───── Collected data
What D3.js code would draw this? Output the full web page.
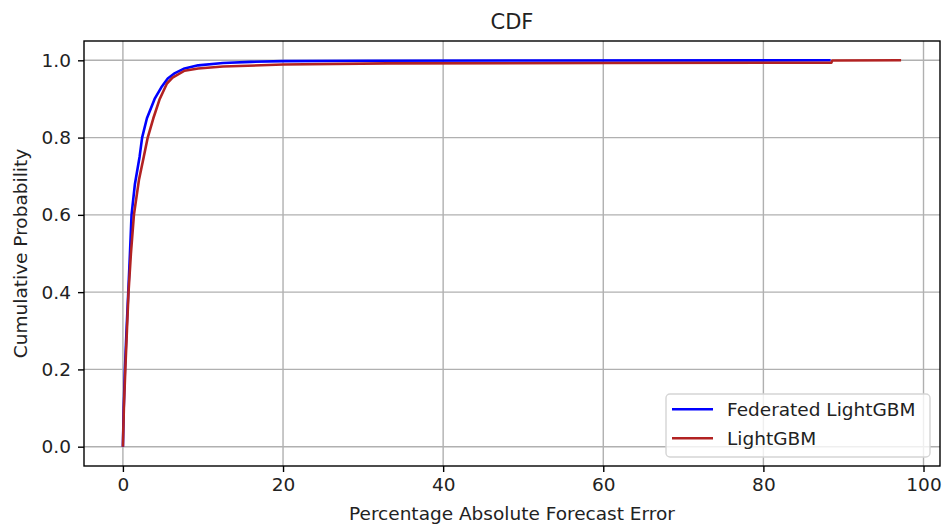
<!DOCTYPE html>
<html>
<head>
  <meta charset="utf-8">
  <script src="https://d3js.org/d3.v7.min.js"></script>
  <style>
    body { margin: 0; background: #fff; }
    text { font-family: "DejaVu Sans", sans-serif; fill: #222; }
  </style>
</head>
<body>
<script>
// CDF of percentage absolute forecast error
var fedX = [0, 0.1, 0.25, 0.45, 0.67, 0.88, 1.08, 1.5, 2.08, 2.4, 3.0, 3.96, 4.8, 5.6, 6.5, 7.7, 9.4, 12.5, 16, 20, 30, 50, 88.4];
var fedY = [0, 0.1, 0.2, 0.3, 0.4, 0.5, 0.6, 0.68, 0.75, 0.8, 0.85, 0.9, 0.93, 0.953, 0.967, 0.979, 0.987, 0.993, 0.996, 0.998, 0.999, 0.9995, 1.0];
var lgbX = [0, 0.12, 0.3, 0.5, 0.7, 1.0, 1.375, 2.0, 2.6, 3.1, 3.8, 4.6, 5.5, 6.2, 7.7, 9.4, 12.5, 20, 33, 60, 88.5, 88.6, 97.2];
var lgbY = [0, 0.1, 0.2, 0.3, 0.4, 0.5, 0.6, 0.69, 0.75, 0.8, 0.85, 0.9, 0.94, 0.955, 0.973, 0.979, 0.984, 0.989, 0.992, 0.993, 0.994, 0.9995, 1.0];
var seriesNames = ["Federated LightGBM", "LightGBM"];
var seriesColors = ["blue", "firebrick"];
var xTicks = [0, 20, 40, 60, 80, 100];
var yTicks = [0, 0.2, 0.4, 0.6, 0.8, 1.0];

var W = 944, H = 528;
var pLeft = 84, pRight = 940, pTop = 41, pBottom = 466;
var fs = "18.5px";

var svg = d3.select("body").append("svg")
    .attr("width", W)
    .attr("height", H);

var x = d3.scaleLinear().domain([-4.86, 102.06]).range([pLeft, pRight]);
var y = d3.scaleLinear().domain([-0.05, 1.05]).range([pBottom, pTop]);

// grid
svg.append("g").selectAll("line").data(xTicks).enter().append("line")
    .attr("x1", d => x(d)).attr("x2", d => x(d))
    .attr("y1", pTop).attr("y2", pBottom)
    .style("stroke", "#b0b0b0").style("stroke-width", 1.4);
svg.append("g").selectAll("line").data(yTicks).enter().append("line")
    .attr("y1", d => y(d)).attr("y2", d => y(d))
    .attr("x1", pLeft).attr("x2", pRight)
    .style("stroke", "#b0b0b0").style("stroke-width", 1.4);

// axes
var xAxis = svg.append("g")
    .attr("transform", "translate(0," + pBottom + ")")
    .call(d3.axisBottom(x).tickValues(xTicks).tickSize(6).tickPadding(6).tickFormat(d3.format("d")));
var yAxis = svg.append("g")
    .attr("transform", "translate(" + pLeft + ",0)")
    .call(d3.axisLeft(y).tickValues(yTicks).tickSize(6).tickPadding(7).tickFormat(d3.format(".1f")));
[xAxis, yAxis].forEach(function (a) {
  a.select(".domain").remove();
  a.selectAll("line").style("stroke", "#000").style("stroke-width", 1.4);
  a.selectAll("text").style("font-size", fs).style("font-family", "DejaVu Sans").style("fill", "#222");
});

// lines
var line = d3.line().x(d => x(d[0])).y(d => y(d[1]));
var series = [d3.zip(fedX, fedY), d3.zip(lgbX, lgbY)];
series.forEach(function (s, i) {
  svg.append("path")
      .datum(s)
      .attr("d", line)
      .style("fill", "none")
      .style("stroke", seriesColors[i])
      .style("stroke-width", 2.6)
      .style("stroke-linejoin", "round");
});

// frame
svg.append("rect")
    .attr("x", pLeft).attr("y", pTop)
    .attr("width", pRight - pLeft).attr("height", pBottom - pTop)
    .style("fill", "none").style("stroke", "#000").style("stroke-width", 1.4);

// title and labels
svg.append("text")
    .attr("x", (pLeft + pRight) / 2).attr("y", 29)
    .attr("text-anchor", "middle")
    .style("font-size", "21px")
    .text("CDF");
svg.append("text")
    .attr("x", (pLeft + pRight) / 2).attr("y", 520)
    .attr("text-anchor", "middle")
    .style("font-size", fs)
    .text("Percentage Absolute Forecast Error");
svg.append("text")
    .attr("transform", "translate(27," + (pTop + pBottom) / 2 + ") rotate(-90)")
    .attr("text-anchor", "middle")
    .style("font-size", fs)
    .text("Cumulative Probability");

// legend
var lg = svg.append("g");
lg.append("rect")
    .attr("x", 666).attr("y", 394)
    .attr("width", 264).attr("height", 63)
    .attr("rx", 4)
    .style("fill", "rgba(255,255,255,0.8)")
    .style("stroke", "#d5d5d5")
    .style("stroke-width", 1.4);
seriesNames.forEach(function (n, i) {
  var yy = 409.3 + i * 29;
  lg.append("line")
      .attr("x1", 672).attr("x2", 713)
      .attr("y1", yy).attr("y2", yy)
      .style("stroke", seriesColors[i]).style("stroke-width", 2.6);
  lg.append("text")
      .attr("x", 727).attr("y", yy + 6.7)
      .style("font-size", fs)
      .text(n);
});
</script>
</body>
</html>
──────────
Omit the pictures, then quote the rest of the material above exactly.

What D3.js code would draw this? Output the full web page.
<!DOCTYPE html>
<html>
<head>
  <meta charset="utf-8">
  <script src="https://d3js.org/d3.v7.min.js"></script>
  <style>
    body { margin: 0; background: #fff; }
    text { font-family: "DejaVu Sans", sans-serif; fill: #222; }
  </style>
</head>
<body>
<script>
// CDF of percentage absolute forecast error
var fedX = [0, 0.1, 0.25, 0.45, 0.67, 0.88, 1.08, 1.5, 2.08, 2.4, 3.0, 3.96, 4.8, 5.6, 6.5, 7.7, 9.4, 12.5, 16, 20, 30, 50, 88.4];
var fedY = [0, 0.1, 0.2, 0.3, 0.4, 0.5, 0.6, 0.68, 0.75, 0.8, 0.85, 0.9, 0.93, 0.953, 0.967, 0.979, 0.987, 0.993, 0.996, 0.998, 0.999, 0.9995, 1.0];
var lgbX = [0, 0.12, 0.3, 0.5, 0.7, 1.0, 1.375, 2.0, 2.6, 3.1, 3.8, 4.6, 5.5, 6.2, 7.7, 9.4, 12.5, 20, 33, 60, 88.5, 88.6, 97.2];
var lgbY = [0, 0.1, 0.2, 0.3, 0.4, 0.5, 0.6, 0.69, 0.75, 0.8, 0.85, 0.9, 0.94, 0.955, 0.973, 0.979, 0.984, 0.989, 0.992, 0.993, 0.994, 0.9995, 1.0];
var seriesNames = ["Federated LightGBM", "LightGBM"];
var seriesColors = ["blue", "firebrick"];
var xTicks = [0, 20, 40, 60, 80, 100];
var yTicks = [0, 0.2, 0.4, 0.6, 0.8, 1.0];

var W = 944, H = 528;
var pLeft = 84, pRight = 940, pTop = 41, pBottom = 466;
var fs = "18.5px";

var svg = d3.select("body").append("svg")
    .attr("width", W)
    .attr("height", H);

var x = d3.scaleLinear().domain([-4.86, 102.06]).range([pLeft, pRight]);
var y = d3.scaleLinear().domain([-0.05, 1.05]).range([pBottom, pTop]);

// grid
svg.append("g").selectAll("line").data(xTicks).enter().append("line")
    .attr("x1", d => x(d)).attr("x2", d => x(d))
    .attr("y1", pTop).attr("y2", pBottom)
    .style("stroke", "#b0b0b0").style("stroke-width", 1.4);
svg.append("g").selectAll("line").data(yTicks).enter().append("line")
    .attr("y1", d => y(d)).attr("y2", d => y(d))
    .attr("x1", pLeft).attr("x2", pRight)
    .style("stroke", "#b0b0b0").style("stroke-width", 1.4);

// axes
var xAxis = svg.append("g")
    .attr("transform", "translate(0," + pBottom + ")")
    .call(d3.axisBottom(x).tickValues(xTicks).tickSize(6).tickPadding(6).tickFormat(d3.format("d")));
var yAxis = svg.append("g")
    .attr("transform", "translate(" + pLeft + ",0)")
    .call(d3.axisLeft(y).tickValues(yTicks).tickSize(6).tickPadding(7).tickFormat(d3.format(".1f")));
[xAxis, yAxis].forEach(function (a) {
  a.select(".domain").remove();
  a.selectAll("line").style("stroke", "#000").style("stroke-width", 1.4);
  a.selectAll("text").style("font-size", fs).style("font-family", "DejaVu Sans").style("fill", "#222");
});

// lines
var line = d3.line().x(d => x(d[0])).y(d => y(d[1]));
var series = [d3.zip(fedX, fedY), d3.zip(lgbX, lgbY)];
series.forEach(function (s, i) {
  svg.append("path")
      .datum(s)
      .attr("d", line)
      .style("fill", "none")
      .style("stroke", seriesColors[i])
      .style("stroke-width", 2.6)
      .style("stroke-linejoin", "round");
});

// frame
svg.append("rect")
    .attr("x", pLeft).attr("y", pTop)
    .attr("width", pRight - pLeft).attr("height", pBottom - pTop)
    .style("fill", "none").style("stroke", "#000").style("stroke-width", 1.4);

// title and labels
svg.append("text")
    .attr("x", (pLeft + pRight) / 2).attr("y", 29)
    .attr("text-anchor", "middle")
    .style("font-size", "21px")
    .text("CDF");
svg.append("text")
    .attr("x", (pLeft + pRight) / 2).attr("y", 520)
    .attr("text-anchor", "middle")
    .style("font-size", fs)
    .text("Percentage Absolute Forecast Error");
svg.append("text")
    .attr("transform", "translate(27," + (pTop + pBottom) / 2 + ") rotate(-90)")
    .attr("text-anchor", "middle")
    .style("font-size", fs)
    .text("Cumulative Probability");

// legend
var lg = svg.append("g");
lg.append("rect")
    .attr("x", 666).attr("y", 394)
    .attr("width", 264).attr("height", 63)
    .attr("rx", 4)
    .style("fill", "rgba(255,255,255,0.8)")
    .style("stroke", "#d5d5d5")
    .style("stroke-width", 1.4);
seriesNames.forEach(function (n, i) {
  var yy = 409.3 + i * 29;
  lg.append("line")
      .attr("x1", 672).attr("x2", 713)
      .attr("y1", yy).attr("y2", yy)
      .style("stroke", seriesColors[i]).style("stroke-width", 2.6);
  lg.append("text")
      .attr("x", 727).attr("y", yy + 6.7)
      .style("font-size", fs)
      .text(n);
});
</script>
</body>
</html>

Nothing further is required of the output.